Buna karşın çok önemli bir tartışma konusu sektöre yapılacak desteklerin kimlere ve hangi tür filmlere yapılacağı konusunda çıkmaktadır. Başta Sinan Çetin olmak üzere bir dizi ticari film yapan ya da yaptıran isimler, ticari başarılarından, ödedikleri vergilerden, yarattıkları iş olanaklarından dem vurup “katma değeri biz yaratıyoruz” ama “desteği onlar alıyorlar” diye bir söylem tutturmuş durumdalar. Aslında 1994 sonrasında da sıklıkla tekrar edilen ve bir basın taramasıyla çok açık bir şekilde görülebilecek olan “sanat filmi-bunalım-toplumdan uzaklık-kişisel tatmin-halktan uzaklık…” gibi terimler arasında bağ kuran yaklaşımın bu temsilcileri günümüzde çok daha baskın durumdalar.
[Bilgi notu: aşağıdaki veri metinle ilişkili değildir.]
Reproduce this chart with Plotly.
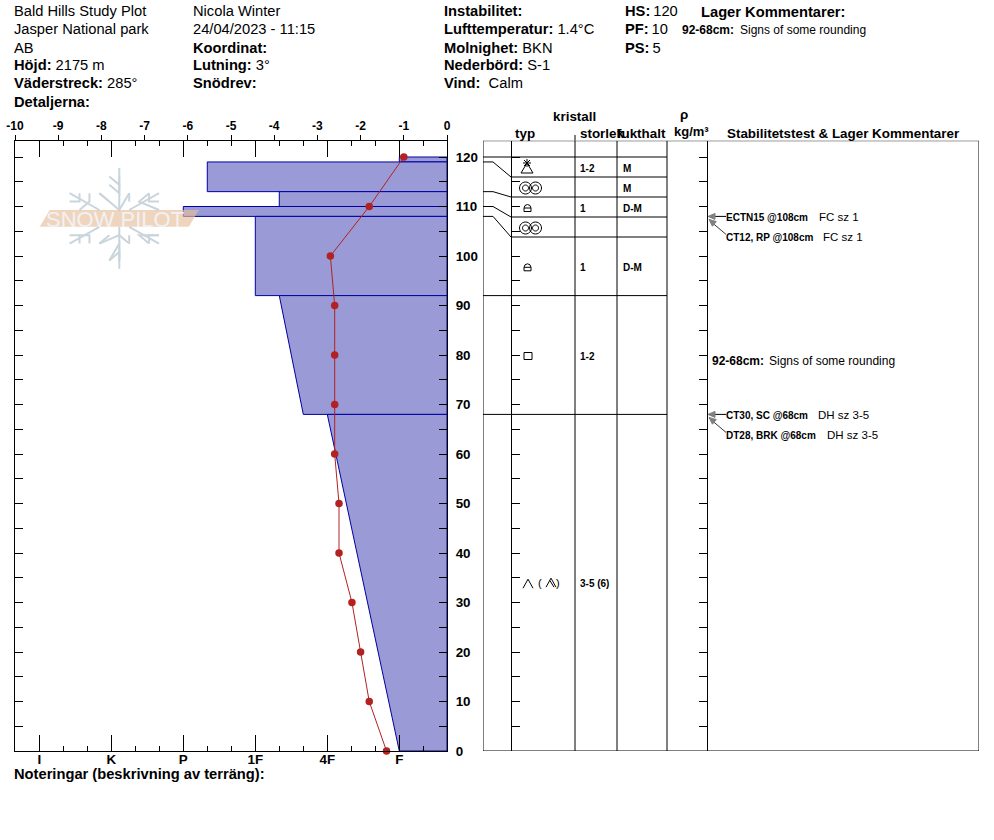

Karşılarında ise sanat sinemasının kolektif bir tepki göstermemesi, bu konuda gerçekten emek veren insanlarla uyumlu etkileşimin sağlanamaması varolan dengeleri altüst edecek boyuta ulaşmış durumda.

Dünya geneli incelendiğinde yukarıdaki sorulara yalın bir karşılık bulunuyor; “desteklenecek sektörün bileşenleri ve sanatçıların seçiminde temel soru şudur; destek kamu yararına göre yapılır”. Bu genel ilkeyi belirttikten sonra şunu sorabiliriz, günümüz sinemasında hangi kurumlar ve sanatçıların eserleri kamu yararınadır ve hangi eserler kamuyu, halkımızı ve ülkemizi temsil etme yetisine sahiptirler?